2009-04-11 23:57:08 | 本(純文学・中間小説)

あ・うん (文春文庫) あ・うん (文春文庫)
価格:¥ 460(税込)
発売日:2003-08
今日、松本清張原作のドラマ、『駅路』を観た。

脚本は、故・向田邦子氏。

もの悲しいストーリーを追いながら、ふと、以前見た雑誌の向田邦子特集で、彼女の自宅の玄関に、“僧は敲く(たたく)月下の門”と書かれた額が飾られていたのを思い出した。

(わざわざ書くまでもないとは思うが、一応書き添えると、“推敲”という言葉の元になった故事の一節)

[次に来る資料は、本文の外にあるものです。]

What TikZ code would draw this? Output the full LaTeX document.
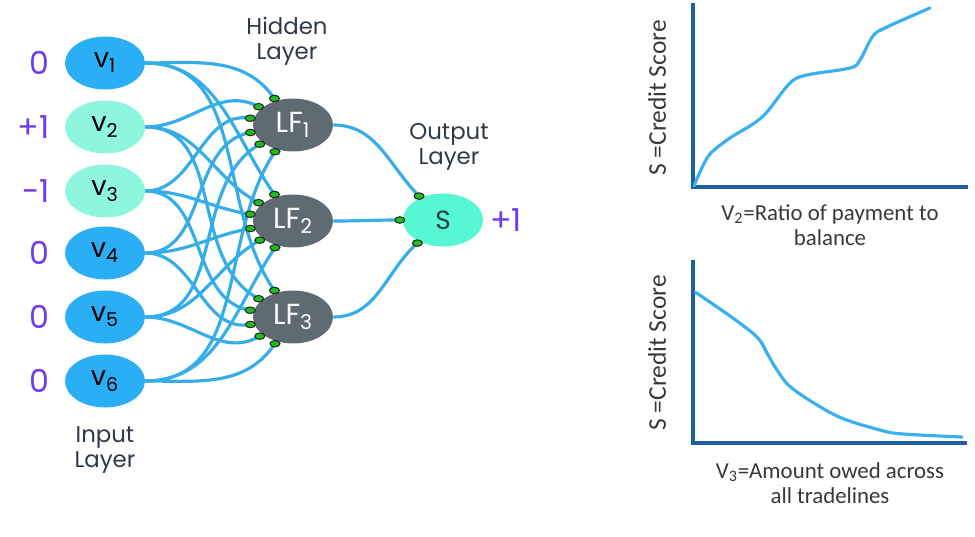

あれほどのセリフと文章を書く、ほんとうに目を見張るほど、というか、舌を巻くくらいというか、真実巧いひとなのに、推敲をこんなに大切にしているなんて、と、頭が下がったものだ。

彼女の脚本は、ときに人間の中に潜むおそろしさを鮮やかに浮かび上がらせる。台詞の中の刃に切りつけられるように思うほどだ。今回のドラマにも、それはあった。(たとえば、結末近くの、ヒロインの従姉の独白の中に)

実は、上にあげた一見しみじみとした友情物語の中にも、それはあるように思う。

もっとも、この『あ・うん』ドラマの方を観た少女の頃は、それには気づかなかったけれど。

そういえば、今回の『駅路』には佐藤春夫の詩が効果的に使われていたけれど、『あ・うん』ではヴェルレーヌの詩が印象的だった。

あと音楽。『駅路』ではたびたび、バックに『真珠採り』の“耳に残るは君の歌声”が流れていた。切ないメロディーを、悲恋にそわせようと思ったのは誰なのだろう。

今夜は、その旋律が頭から離れないまま眠ることになりそうだ。